Mastercard is reportedly looking to divest much of the real-time payments business it acquired from Denmark’s Nets Group in 2019, marking a significant strategic pivot away from certain European instant payment infrastructures and towards emerging digital asset opportunities. The potential sale, initially reported by The Financial Times, indicates a renewed focus on high-growth areas such as stablecoin infrastructure.
The 2019 acquisition for approximately $3.2 billion was Mastercard’s largest at the time, aimed at enhancing its account-to-account and instant payment capabilities, particularly within the Nordic region and broader Europe. The deal encompassed Nets’ Corporate Services business, including its real-time payment infrastructure, clearing and e-billing solutions. Now, Mastercard plans to unwind this deal by selling off the real-time payments unit, while maintaining its broader “multi-rail” strategy that increasingly integrates digital assets.
This strategic re-evaluation appears to be driven by a confluence of factors, primarily the intensifying competitive and regulatory landscape in European real-time payments, which has pressured economic returns and diminished the unit’s centrality to Mastercard’s long-term growth.
Simultaneously, Mastercard has been aggressively expanding its footprint in the digital assets space. A prime example is its recent anticipated acquisition of stablecoin infrastructure provider BVNK, valued at up to $1.8 billion by 2026. Divesting the Nets unit could free up capital and management bandwidth, allowing Mastercard to channel resources into strategically aligned, higher-growth assets like BVNK and other on-chain payment capabilities.
Investors and analysts largely view the BVNK deal as an extension of Mastercard’s multi-rail strategy into programmable, on-chain payment infrastructure, cross-border treasury, and stablecoin settlement, which are areas perceived as offering greater growth potential and defensibility compared to some legacy instant payment infrastructures.
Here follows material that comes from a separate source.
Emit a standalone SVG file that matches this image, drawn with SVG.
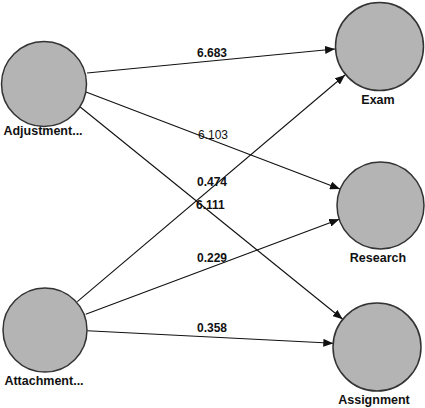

PYMNTS has extensively covered Mastercard’s deepening involvement in the digital economy and its multi-rail approach. Recent coverage has highlighted the company’s various initiatives in open banking, cross-border payments innovation, and its efforts to integrate blockchain technology into its core offerings. This move to potentially divest the Nets assets aligns with Mastercard’s evolving strategy to navigate a rapidly changing payments landscape, prioritizing innovation in digital assets and stablecoins as key drivers for future growth.